WORK TO COMPLETE:
Your job is to retype all of the data word for word, leaving every image out.

***** DATA SECTION *****

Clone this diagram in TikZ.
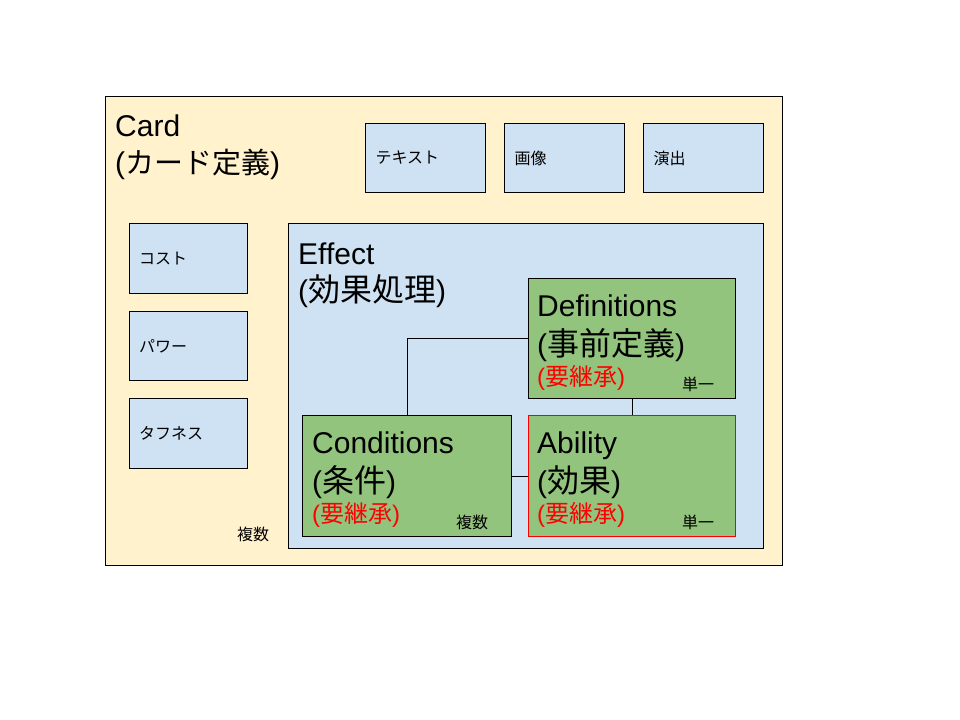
\documentclass[tikz,border=0pt]{standalone}
\usepackage{fontspec}
\setmainfont{Liberation Sans}
\newfontfamily\jp{Noto Sans CJK JP}
\definecolor{cardbg}{HTML}{FFF2CC}
\definecolor{partbg}{HTML}{CFE2F3}
\definecolor{effgreen}{HTML}{93C47D}
\definecolor{inherit}{HTML}{FF0000}
\newcommand{\bigtxt}{\fontsize{30bp}{36bp}\selectfont}
\newcommand{\midtxt}{\fontsize{24bp}{28bp}\selectfont}
\newcommand{\smalltxt}{\fontsize{16bp}{19bp}\selectfont}
\newcommand{\jpsub}[2]{{\fontsize{#1}{36bp}\selectfont\jp #2}}

\begin{document}
\begin{tikzpicture}[x=1bp, y=-1bp,
        box/.style={draw, line width=1bp, anchor=north west, inner sep=0pt},
        part/.style={box, fill=partbg, minimum height=69bp, inner xsep=10bp, text width=100bp, align=left, font=\smalltxt\jp},
        logic/.style={box, fill=effgreen},
        title/.style={anchor=base west, inner sep=0pt, font=\bigtxt},
        req/.style={anchor=base west, inner sep=0pt, font=\midtxt, text=inherit},
        count/.style={anchor=base west, inner sep=0pt, font=\smalltxt\jp}]
        \useasboundingbox (0,0) rectangle (960,720);
        % card frame
        \node[box, fill=cardbg, minimum width=677bp, minimum height=469bp] (card) at (105,96) {};
        \node[title] (cardname) at (115,137) {Card};
        \node[title] (cardsub) at (115,174) {(\jpsub{29bp}{カード定義})};
        \node[count] (cardcount) at (237,540) {複数};
        % parts
        \node[part] (text) at (365,123) {テキスト};
        \node[part] (image) at (504,123) {画像};
        \node[part] (stage) at (643,123) {演出};
        \node[part, minimum height=70bp, text width=99bp, inner xsep=9.5bp] (cost) at (129,223) {コスト};
        \node[part, text width=99bp, inner xsep=9.5bp] (power) at (129,311) {パワー};
        \node[part, minimum height=70bp, text width=99bp, inner xsep=9.5bp] (tough) at (129,398) {タフネス};
        % effect
        \node[box, fill=partbg, minimum width=475bp, minimum height=325bp] (effect) at (288,223) {};
        \node[title] (effname) at (298,264) {Effect};
        \node[title] (effsub) at (298,301) {(\jpsub{32bp}{効果処理})};
        \node[logic, minimum width=207bp, minimum height=120bp] (def) at (528,278) {};
        \node[logic, minimum width=209bp, minimum height=121bp] (cond) at (302,415) {};
        \node[logic, draw=inherit, minimum width=207bp, minimum height=121bp] (abil) at (528,415) {};
        \draw[line width=1bp] (cond.north) |- (def.west);
        \draw[line width=1bp] (def.south) -- (abil.north);
        \draw[line width=1bp] (cond.east) -- (abil.west);
        % definitions
        \node[title] (defname) at (537,316) {Definitions};
        \node[title] (defsub) at (537,355) {(\jpsub{32bp}{事前定義})};
        \node[req] (defreq) at (537,385) {(\jpsub{24bp}{要継承})};
        \node[count] (defcount) at (682,390) {単一};
        % conditions
        \node[title] (condname) at (312,453) {Conditions};
        \node[title] (condsub) at (312,492) {(\jpsub{32bp}{条件})};
        \node[req] (condreq) at (312,522) {(\jpsub{24bp}{要継承})};
        \node[count] (condcount) at (456,528) {複数};
        % ability
        \node[title] (abilname) at (537,453) {Ability};
        \node[title] (abilsub) at (537,492) {(\jpsub{32bp}{効果})};
        \node[req] (abilreq) at (537,522) {(\jpsub{24bp}{要継承})};
        \node[count] (abilcount) at (682,528) {単一};
    \end{tikzpicture}
\end{document}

*****

CORRECT ANSWER:
Clone this diagram in TikZ.
\documentclass[tikz,border=0pt]{standalone}
\usepackage{fontspec}
\setmainfont{Liberation Sans}
\newfontfamily\jp{Noto Sans CJK JP}
\definecolor{cardbg}{HTML}{FFF2CC}
\definecolor{partbg}{HTML}{CFE2F3}
\definecolor{effgreen}{HTML}{93C47D}
\definecolor{inherit}{HTML}{FF0000}
\newcommand{\bigtxt}{\fontsize{30bp}{36bp}\selectfont}
\newcommand{\midtxt}{\fontsize{24bp}{28bp}\selectfont}
\newcommand{\smalltxt}{\fontsize{16bp}{19bp}\selectfont}
\newcommand{\jpsub}[2]{{\fontsize{#1}{36bp}\selectfont\jp #2}}

\begin{document}
\begin{tikzpicture}[x=1bp, y=-1bp,
        box/.style={draw, line width=1bp, anchor=north west, inner sep=0pt},
        part/.style={box, fill=partbg, minimum height=69bp, inner xsep=10bp, text width=100bp, align=left, font=\smalltxt\jp},
        logic/.style={box, fill=effgreen},
        title/.style={anchor=base west, inner sep=0pt, font=\bigtxt},
        req/.style={anchor=base west, inner sep=0pt, font=\midtxt, text=inherit},
        count/.style={anchor=base west, inner sep=0pt, font=\smalltxt\jp}]
        \useasboundingbox (0,0) rectangle (960,720);
        % card frame
        \node[box, fill=cardbg, minimum width=677bp, minimum height=469bp] (card) at (105,96) {};
        \node[title] (cardname) at (115,137) {Card};
        \node[title] (cardsub) at (115,174) {(\jpsub{29bp}{カード定義})};
        \node[count] (cardcount) at (237,540) {複数};
        % parts
        \node[part] (text) at (365,123) {テキスト};
        \node[part] (image) at (504,123) {画像};
        \node[part] (stage) at (643,123) {演出};
        \node[part, minimum height=70bp, text width=99bp, inner xsep=9.5bp] (cost) at (129,223) {コスト};
        \node[part, text width=99bp, inner xsep=9.5bp] (power) at (129,311) {パワー};
        \node[part, minimum height=70bp, text width=99bp, inner xsep=9.5bp] (tough) at (129,398) {タフネス};
        % effect
        \node[box, fill=partbg, minimum width=475bp, minimum height=325bp] (effect) at (288,223) {};
        \node[title] (effname) at (298,264) {Effect};
        \node[title] (effsub) at (298,301) {(\jpsub{32bp}{効果処理})};
        \node[logic, minimum width=207bp, minimum height=120bp] (def) at (528,278) {};
        \node[logic, minimum width=209bp, minimum height=121bp] (cond) at (302,415) {};
        \node[logic, draw=inherit, minimum width=207bp, minimum height=121bp] (abil) at (528,415) {};
        \draw[line width=1bp] (cond.north) |- (def.west);
        \draw[line width=1bp] (def.south) -- (abil.north);
        \draw[line width=1bp] (cond.east) -- (abil.west);
        % definitions
        \node[title] (defname) at (537,316) {Definitions};
        \node[title] (defsub) at (537,355) {(\jpsub{32bp}{事前定義})};
        \node[req] (defreq) at (537,385) {(\jpsub{24bp}{要継承})};
        \node[count] (defcount) at (682,390) {単一};
        % conditions
        \node[title] (condname) at (312,453) {Conditions};
        \node[title] (condsub) at (312,492) {(\jpsub{32bp}{条件})};
        \node[req] (condreq) at (312,522) {(\jpsub{24bp}{要継承})};
        \node[count] (condcount) at (456,528) {複数};
        % ability
        \node[title] (abilname) at (537,453) {Ability};
        \node[title] (abilsub) at (537,492) {(\jpsub{32bp}{効果})};
        \node[req] (abilreq) at (537,522) {(\jpsub{24bp}{要継承})};
        \node[count] (abilcount) at (682,528) {単一};
    \end{tikzpicture}
\end{document}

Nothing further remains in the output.